**Your instructions:** Omit all images, then return the remaining material exactly as it stands.

____

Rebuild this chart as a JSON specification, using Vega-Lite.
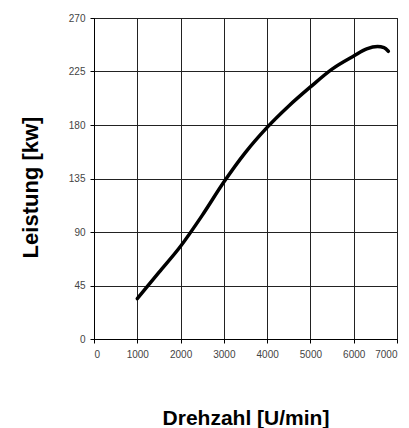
{
  "$schema": "https://vega.github.io/schema/vega-lite/v6.json",
  "width": 303,
  "height": 321,
  "autosize": "none",
  "padding": {"left": 94, "top": 18, "right": 12, "bottom": 89},
  "background": "white",
  "config": {
    "view": {"stroke": "#000", "strokeWidth": 1},
    "font": "Liberation Sans"
  },
  "data": {
    "values": [
      {"rpm": 1000, "kw": 34},
      {"rpm": 1500, "kw": 56},
      {"rpm": 2000, "kw": 78},
      {"rpm": 2500, "kw": 104},
      {"rpm": 3000, "kw": 132},
      {"rpm": 3500, "kw": 157},
      {"rpm": 4000, "kw": 178},
      {"rpm": 4500, "kw": 196},
      {"rpm": 5000, "kw": 212},
      {"rpm": 5500, "kw": 227},
      {"rpm": 6000, "kw": 238},
      {"rpm": 6300, "kw": 244},
      {"rpm": 6550, "kw": 246},
      {"rpm": 6700, "kw": 245},
      {"rpm": 6800, "kw": 242}
    ]
  },
  "mark": {"type": "line", "color": "#000", "strokeWidth": 3.5, "interpolate": "monotone", "strokeCap": "round"},
  "encoding": {
    "x": {
      "field": "rpm", "type": "quantitative",
      "scale": {"domain": [0, 7000], "nice": false},
      "axis": {
        "values": [0, 1000, 2000, 3000, 4000, 5000, 6000, 7000],
        "title": "Drehzahl [U/min]",
        "titleFont": "Liberation Sans", "titleFontWeight": "bold", "titleFontSize": 21, "titleColor": "#000",
        "titleY": 85, "titleBaseline": "alphabetic",
        "labelFontSize": 10, "labelColor": "#444", "labelPadding": 6,
        "tickSize": 4, "tickColor": "#000", "domainColor": "#000",
        "grid": true, "gridColor": "#222", "gridOpacity": 1, "gridWidth": 1,
        "format": "d"
      }
    },
    "y": {
      "field": "kw", "type": "quantitative",
      "scale": {"domain": [0, 270], "nice": false},
      "axis": {
        "values": [0, 45, 90, 135, 180, 225, 270],
        "title": "Leistung [kw]",
        "titleFont": "Liberation Sans", "titleFontWeight": "bold", "titleFontSize": 22, "titleColor": "#000",
        "titleX": -64, "titleY": 169, "titleBaseline": "middle", "titleAngle": -90,
        "labelFontSize": 10, "labelColor": "#444", "labelPadding": 5,
        "tickSize": 4, "tickColor": "#000", "domainColor": "#000",
        "grid": true, "gridColor": "#222", "gridOpacity": 1, "gridWidth": 1
      }
    }
  }
}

____

**Exercise result:**
Rebuild this chart as a JSON specification, using Vega-Lite.
{
  "$schema": "https://vega.github.io/schema/vega-lite/v6.json",
  "width": 303,
  "height": 321,
  "autosize": "none",
  "padding": {"left": 94, "top": 18, "right": 12, "bottom": 89},
  "background": "white",
  "config": {
    "view": {"stroke": "#000", "strokeWidth": 1},
    "font": "Liberation Sans"
  },
  "data": {
    "values": [
      {"rpm": 1000, "kw": 34},
      {"rpm": 1500, "kw": 56},
      {"rpm": 2000, "kw": 78},
      {"rpm": 2500, "kw": 104},
      {"rpm": 3000, "kw": 132},
      {"rpm": 3500, "kw": 157},
      {"rpm": 4000, "kw": 178},
      {"rpm": 4500, "kw": 196},
      {"rpm": 5000, "kw": 212},
      {"rpm": 5500, "kw": 227},
      {"rpm": 6000, "kw": 238},
      {"rpm": 6300, "kw": 244},
      {"rpm": 6550, "kw": 246},
      {"rpm": 6700, "kw": 245},
      {"rpm": 6800, "kw": 242}
    ]
  },
  "mark": {"type": "line", "color": "#000", "strokeWidth": 3.5, "interpolate": "monotone", "strokeCap": "round"},
  "encoding": {
    "x": {
      "field": "rpm", "type": "quantitative",
      "scale": {"domain": [0, 7000], "nice": false},
      "axis": {
        "values": [0, 1000, 2000, 3000, 4000, 5000, 6000, 7000],
        "title": "Drehzahl [U/min]",
        "titleFont": "Liberation Sans", "titleFontWeight": "bold", "titleFontSize": 21, "titleColor": "#000",
        "titleY": 85, "titleBaseline": "alphabetic",
        "labelFontSize": 10, "labelColor": "#444", "labelPadding": 6,
        "tickSize": 4, "tickColor": "#000", "domainColor": "#000",
        "grid": true, "gridColor": "#222", "gridOpacity": 1, "gridWidth": 1,
        "format": "d"
      }
    },
    "y": {
      "field": "kw", "type": "quantitative",
      "scale": {"domain": [0, 270], "nice": false},
      "axis": {
        "values": [0, 45, 90, 135, 180, 225, 270],
        "title": "Leistung [kw]",
        "titleFont": "Liberation Sans", "titleFontWeight": "bold", "titleFontSize": 22, "titleColor": "#000",
        "titleX": -64, "titleY": 169, "titleBaseline": "middle", "titleAngle": -90,
        "labelFontSize": 10, "labelColor": "#444", "labelPadding": 5,
        "tickSize": 4, "tickColor": "#000", "domainColor": "#000",
        "grid": true, "gridColor": "#222", "gridOpacity": 1, "gridWidth": 1
      }
    }
  }
}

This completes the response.